Thanks to the combined effort of the people in the couple’s church community, the family was able to move to a new home, where the neighbourhood is more accommodating to children.
But not without their neighbour’s coup de grace, which came in a form of a statement given to Fox 8 News:
“It is unfortunate when parents are unable to calm their children. The impact of a baby who continually cries or a toddler who continually screams can be stressful not just for the parents, but also for the community near them. This is true in restaurants, in churches, and even in neighbouring homes with adjacent bedrooms.
“After being awakened each morning and each night for the last several months (despite wearing earplugs), I was simply reminding the young couple of this and encouraging them to take the matter more seriously.
“There are many different strategies that parents can use to minimise the negative effects of a child’s meltdown.
“The note was also a reminder that any excessively loud noise that interferes with the rights of neighbours is subject to possible fines, as indicated in section 4 of the HOA Rules & Regulations.

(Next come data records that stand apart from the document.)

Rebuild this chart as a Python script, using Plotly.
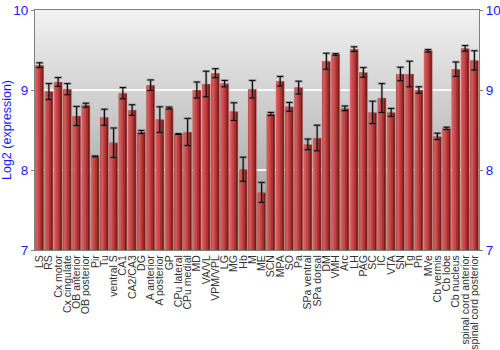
import plotly.graph_objects as go

categories = ["LS", "RS", "Cx motor", "Cx cingulate", "OB anterior", "OB posterior", "Pir", "Tu",
              "ventral S", "CA1", "CA2/CA3", "DG", "A anterior", "A posterior", "GP", "CPu lateral",
              "CPu medial", "MD", "VA/VL", "VPM/VPL", "LG", "MG", "Hb", "M", "ME", "SCN", "MPA", "SO",
              "Pa", "SPa ventral", "SPa dorsal", "DM", "VMH", "Arc", "LH", "PAG", "SC", "IC", "VTA",
              "SN", "Tg", "Pn", "MVe", "Cb vermis", "Cb lobe", "Cb nucleus", "spinal cord anterior",
              "spinal cord posterior"]

values = [9.31, 8.98, 9.10, 9.01, 8.675, 8.81, 8.17, 8.66,
          8.34, 8.96, 8.75, 8.475, 9.06, 8.63, 8.775, 8.45,
          8.475, 9.00, 9.075, 9.21, 9.08, 8.73, 8.01, 9.01, 7.72, 8.70, 9.11, 8.79,
          9.03, 8.32, 8.40, 9.36, 9.445, 8.77, 9.51, 9.22, 8.72, 8.90, 8.72,
          9.20, 9.20, 9.00, 9.49, 8.42, 8.52, 9.26, 9.52,
          9.37]

errors = [0.03, 0.10, 0.055, 0.07, 0.12, 0.025, 0.005, 0.10,
          0.185, 0.07, 0.066, 0.02, 0.066, 0.16, 0.012, 0.004,
          0.17, 0.10, 0.16, 0.056, 0.04, 0.11, 0.15, 0.11, 0.125, 0.02, 0.06, 0.055,
          0.08, 0.067, 0.16, 0.10, 0.01, 0.03, 0.03, 0.06, 0.14, 0.18, 0.05,
          0.085, 0.16, 0.04, 0.015, 0.04, 0.015, 0.09, 0.035,
          0.12]

y_ticks = [7, 8, 9, 10]

fig = go.Figure()

# bar layers to mimic horizontal gradient
layers = [
    ("#7a1a1a", -0.45, 0.90),
    ("#a83030", -0.42, 0.66),
    ("#c44646", -0.38, 0.40),
    ("#cf5858", -0.36, 0.16),
]
for color, off, w in layers:
    fig.add_trace(go.Bar(
        x=categories, y=values, marker=dict(color=color, line=dict(width=0)),
        offset=off, width=w, hoverinfo="skip", showlegend=False))

# translucent outline
fig.add_trace(go.Bar(
    x=categories, y=values, offset=-0.45, width=0.9,
    marker=dict(color="rgba(0,0,0,0)", line=dict(color="rgba(230,150,150,0.45)", width=1)),
    hoverinfo="skip", showlegend=False))

# error bar halo
fig.add_trace(go.Scatter(
    x=categories, y=values, mode="markers", marker=dict(size=0, opacity=0),
    error_y=dict(type="data", array=errors, color="rgba(90,90,90,0.45)", thickness=2.5, width=4),
    hoverinfo="skip", showlegend=False))
# error bars
fig.add_trace(go.Scatter(
    x=categories, y=values, mode="markers", marker=dict(size=0, opacity=0),
    error_y=dict(type="data", array=errors, color="black", thickness=1, width=3),
    hoverinfo="skip", showlegend=False))

# dummy trace for right axis
fig.add_trace(go.Scatter(x=[categories[0]], y=[7], yaxis="y2", mode="markers",
                         marker=dict(opacity=0), hoverinfo="skip", showlegend=False))

# vertical background gradient
n = 120
top = (242, 242, 242)
bot = (150, 150, 150)
shapes = []
for i in range(n):
    t = i / (n - 1)
    c = tuple(int(round(top[k] + (bot[k] - top[k]) * t)) for k in range(3))
    shapes.append(dict(type="rect", xref="x domain", yref="y domain",
                       x0=0, x1=1, y0=1 - (i + 1) / n, y1=1 - i / n,
                       fillcolor="rgb(%d,%d,%d)" % c, line=dict(width=0), layer="below"))

font = "Liberation Sans, Arial, sans-serif"
axis_common = dict(range=[7, 10], tickvals=y_ticks, ticks="outside", ticklen=3,
                   tickcolor="#808080", tickfont=dict(family=font, size=13.5, color="#1a1aff"),
                   showline=True, linecolor="#808080", linewidth=1, automargin=False)

fig.update_layout(
    width=500, height=350,
    margin=dict(l=35, r=21, t=10, b=100),
    paper_bgcolor="white", plot_bgcolor="#c8c8c8",
    barmode="overlay",
    shapes=shapes,
    xaxis=dict(tickangle=-90, tickfont=dict(family=font, size=10.5, color="#333333"),
               tickmode="array", tickvals=categories, ticktext=categories,
               showline=True, linecolor="#808080", mirror=True, ticks="", showgrid=False,
               automargin=False, range=[-0.5, len(categories) - 0.5]),
    yaxis=dict(**axis_common, showgrid=True, gridcolor="rgba(255,255,255,0.85)", gridwidth=1.5,
               zeroline=False,
               title=dict(text="Log2 (expression)", font=dict(family=font, size=12.5, color="#1a1aff"),
                          standoff=4)),
    yaxis2=dict(**axis_common, overlaying="y", side="right", showgrid=False, zeroline=False),
)

fig.write_html("out.html")
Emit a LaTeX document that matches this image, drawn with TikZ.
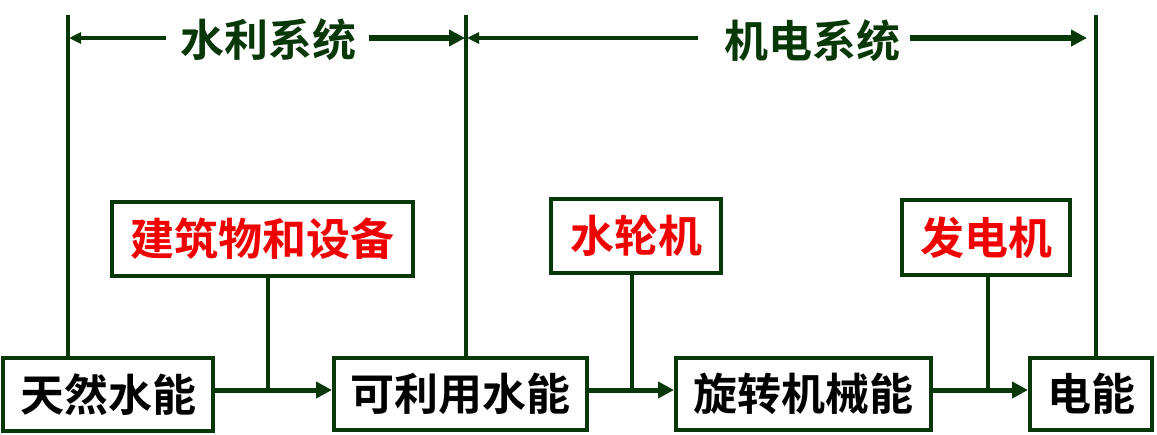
\documentclass[tikz,border=0pt]{standalone}
\usepackage{fontspec}
\setmainfont{Noto Sans CJK SC}[BoldFont=* Bold]
\usetikzlibrary{arrows.meta}
\definecolor{dkgreen}{RGB}{8,56,8}
\definecolor{txtred}{RGB}{240,0,0}
\tikzset{
  box/.style={draw=dkgreen, line width=4pt, inner sep=0pt, font=\fontsize{44}{44}\selectfont\bfseries, text=black, anchor=center},
  upbox/.style={box, text=txtred},
  flow/.style={draw=dkgreen, line width=5pt, -{Triangle[length=16pt,width=16pt]}},
  link/.style={draw=dkgreen, line width=3.5pt},
  thinarrow/.style={draw=dkgreen, line width=3.5pt, -{Triangle[length=12pt,width=11pt]}},
  thickarrow/.style={draw=dkgreen, line width=5.5pt, -{Triangle[length=16pt,width=16pt]}},
  syslabel/.style={inner sep=0pt, text=dkgreen, font=\fontsize{44}{44}\selectfont\bfseries},
}
\begin{document}
\begin{tikzpicture}[x=1pt,y=-1pt]
\useasboundingbox (0,0) rectangle (1157,434);
% bottom boxes
\node[box, minimum width=210pt, minimum height=73pt] (n1) at (108,394.5) {天然水能};
\node[box, minimum width=253pt, minimum height=72pt] (n2) at (460.5,394) {可利用水能};
\node[box, minimum width=255pt, minimum height=72pt] (n3) at (803.5,394) {旋转机械能};
\node[box, minimum width=122pt, minimum height=72pt] (n4) at (1091,394) {电能};
% upper boxes
\node[upbox, minimum width=301pt, minimum height=74pt] (u1) at (262.5,239) {建筑物和设备};
\node[upbox, minimum width=170pt, minimum height=74pt] (u2) at (636,236) {水轮机};
\node[upbox, minimum width=168pt, minimum height=75pt] (u3) at (986,237.5) {发电机};
% system labels
\node[syslabel] (l1) at (268,40) {水利系统};
\node[syslabel] (l2) at (812,41) {机电系统};
% vertical boundary lines
\coordinate (v1) at (68,15);
\coordinate (v2) at (466,15);
\coordinate (v3) at (1096,15);
\draw[link] (v1) -- (v1 |- n1.north);
\draw[link] (v2) -- (v2 |- n2.north);
\draw[link] (v3) -- (v3 |- n4.north);
% top arrows
\coordinate (a1) at (69,38);
\coordinate (a2) at (465,38);
\coordinate (a3) at (467,38);
\coordinate (a4) at (1087,38);
\draw[thinarrow] ([xshift=-14pt]l1.west |- a1) -- (a1);
\draw[thickarrow] ([xshift=13pt]l1.east |- a2) -- (a2);
\draw[thinarrow] ([xshift=-26pt]l2.west |- a3) -- (a3);
\draw[thickarrow] ([xshift=10pt]l2.east |- a4) -- (a4);
% main flow
\coordinate (m1) at (268,390);
\coordinate (m2) at (632,390);
\coordinate (m3) at (988,390);
\draw[flow] (n1.east |- m1) -- (n2.west |- m1);
\draw[flow] (n2.east |- m2) -- (n3.west |- m2);
\draw[flow] (n3.east |- m3) -- (n4.west |- m3);
% feeds
\draw[link] (m1 |- u1.south) -- (m1);
\draw[link] (m2 |- u2.south) -- (m2);
\draw[link] (m3 |- u3.south) -- (m3);
\end{tikzpicture}
\end{document}
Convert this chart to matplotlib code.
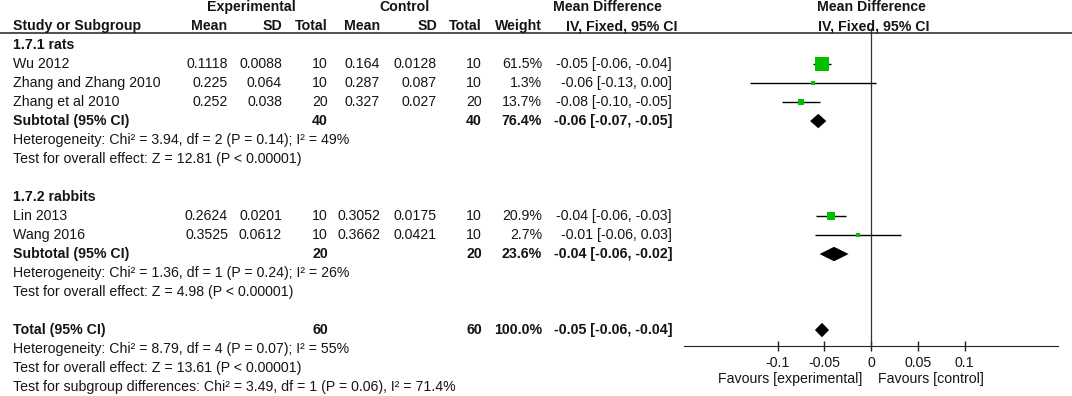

“I stand by the note and it’s contents. I rang the doorbell several times before leaving it. Since no one came to the door, I signed it in case the young couple wanted to discuss the matter in person.
“They obviously made a different and less mature choice, as they have been doing for months now with their young child.”
The place from which the neighbour comes is understandable; babies do make noises, and sometimes it disrupts the peace of those around them. But do you think their neighbour’s complaints is enough reason for the couple to move?
If you were in their shoes, what would you have done?